TIVERTON — The Town Council agreed Monday to donate some town land for a dog park.

The land is behind the Crandall Road fire station and just south of the Tiverton Public Library parking lot off Roosevelt Way.

Councilman Joseph Perry, who is the council liaison to the committee that is planning the Ray Jones Memorial Dog Park, said the parcel is 2.1 acres, but just 1.25 acres would be used for the park so there will be a treed buffer around it.

The dog park planning committee, co-chaired by Barbara Pelletier and David Paull, hopes to meet with the Library Board of Trustees soon to discuss where the entrance to the dog park should be.

Plans for a dog park were discussed in earnest following the April, 2019, death of Raymond Jones who was the town’s beloved dog officer for 20 years, until 2006.

“We’ve been trying to do this since last April,” Perry told the council. “I’m afraid people are losing interest.”

The vote to donate the land that is part of the fire station property was unanimous.

“This is the big first step,” Perry said Tuesday.

Over $2,500 has already been donated for the park, said Pelletier who made the first donation last year in the name of a dog adoption program called Placing Paws. When Pelletier started Placing Paws 20 years ago one of the objectives was to have a dog park, she said.

“Even though Tiverton is rural there are not many places dogs can be off leash,” Pelletier said.

Years ago she had hoped to have land near the Park and Ride on Fish Road donated for a dog park but it was determined it was too swampy and too complicated to get sign-offs for it.

“I’m amazed,” Pelletier said of the council’s vote. “It’s in the works and that’s a good thing.”
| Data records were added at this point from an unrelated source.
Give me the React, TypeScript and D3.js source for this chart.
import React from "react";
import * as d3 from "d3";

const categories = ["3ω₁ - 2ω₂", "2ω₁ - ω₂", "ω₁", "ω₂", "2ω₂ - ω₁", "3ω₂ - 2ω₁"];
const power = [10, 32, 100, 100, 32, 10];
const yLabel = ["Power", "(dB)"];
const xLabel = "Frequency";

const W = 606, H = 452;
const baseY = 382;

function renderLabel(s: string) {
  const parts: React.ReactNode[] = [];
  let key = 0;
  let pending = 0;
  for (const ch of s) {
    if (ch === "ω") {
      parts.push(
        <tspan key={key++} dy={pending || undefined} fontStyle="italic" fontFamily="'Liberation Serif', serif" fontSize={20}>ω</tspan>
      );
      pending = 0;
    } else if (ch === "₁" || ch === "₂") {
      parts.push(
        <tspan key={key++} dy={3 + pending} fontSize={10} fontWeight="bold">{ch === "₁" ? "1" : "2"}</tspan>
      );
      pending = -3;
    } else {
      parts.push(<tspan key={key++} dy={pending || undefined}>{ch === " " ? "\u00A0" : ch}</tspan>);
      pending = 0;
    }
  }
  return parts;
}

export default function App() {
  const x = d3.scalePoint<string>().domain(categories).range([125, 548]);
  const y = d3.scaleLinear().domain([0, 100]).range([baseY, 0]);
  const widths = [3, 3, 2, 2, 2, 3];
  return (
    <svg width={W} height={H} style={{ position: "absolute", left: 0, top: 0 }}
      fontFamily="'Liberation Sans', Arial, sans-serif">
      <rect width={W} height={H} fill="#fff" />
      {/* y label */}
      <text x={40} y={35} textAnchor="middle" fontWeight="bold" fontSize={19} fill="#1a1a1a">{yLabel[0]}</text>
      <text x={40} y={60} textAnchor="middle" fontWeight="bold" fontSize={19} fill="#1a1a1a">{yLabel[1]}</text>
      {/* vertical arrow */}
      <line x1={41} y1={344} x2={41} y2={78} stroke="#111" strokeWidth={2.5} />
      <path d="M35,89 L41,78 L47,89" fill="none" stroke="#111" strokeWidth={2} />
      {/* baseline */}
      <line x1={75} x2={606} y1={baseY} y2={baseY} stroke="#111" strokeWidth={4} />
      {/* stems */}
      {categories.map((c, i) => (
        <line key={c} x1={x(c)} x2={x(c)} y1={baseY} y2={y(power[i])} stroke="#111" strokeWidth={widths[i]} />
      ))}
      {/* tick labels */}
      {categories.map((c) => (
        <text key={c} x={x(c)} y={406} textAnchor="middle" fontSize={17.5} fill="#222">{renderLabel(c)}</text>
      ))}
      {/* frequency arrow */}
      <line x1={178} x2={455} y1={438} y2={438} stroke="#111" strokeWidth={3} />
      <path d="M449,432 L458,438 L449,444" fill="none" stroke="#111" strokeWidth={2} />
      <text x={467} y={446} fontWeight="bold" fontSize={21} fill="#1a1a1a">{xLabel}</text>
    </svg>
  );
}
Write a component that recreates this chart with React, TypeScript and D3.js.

A plan for the park now has to be formulated and reviewed by the Town Council, said Town Council President Patricia Hilton.
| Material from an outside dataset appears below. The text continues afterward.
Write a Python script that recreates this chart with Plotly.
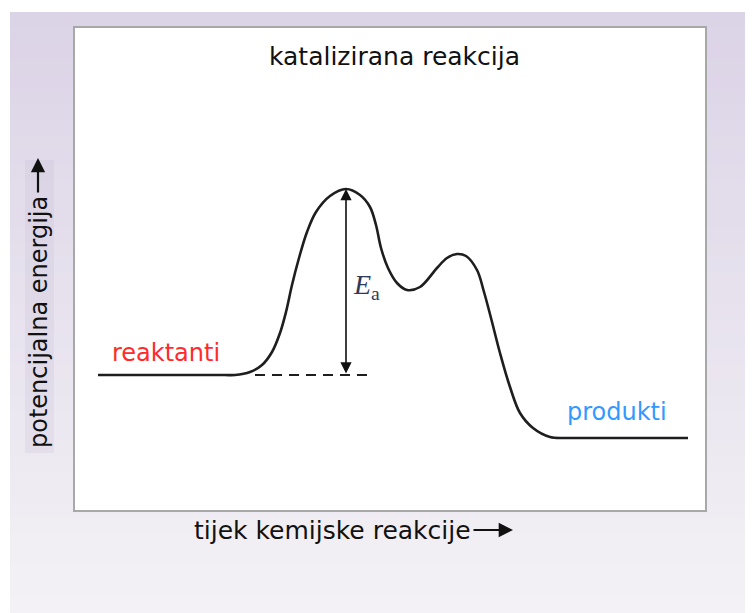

Maintenance of the park will not be up to the town, said Perry. “The Department of Public Works has enough on its plate,” he said.

Hilton said the intent is to have a volunteer committee maintain it.

Fencing for the park could cost between $12,000 and $15,000, Pelletier said, so more monetary donations will be needed, but many other aspects of the park construction, including labor and equipment, could be donated by businesses and residents.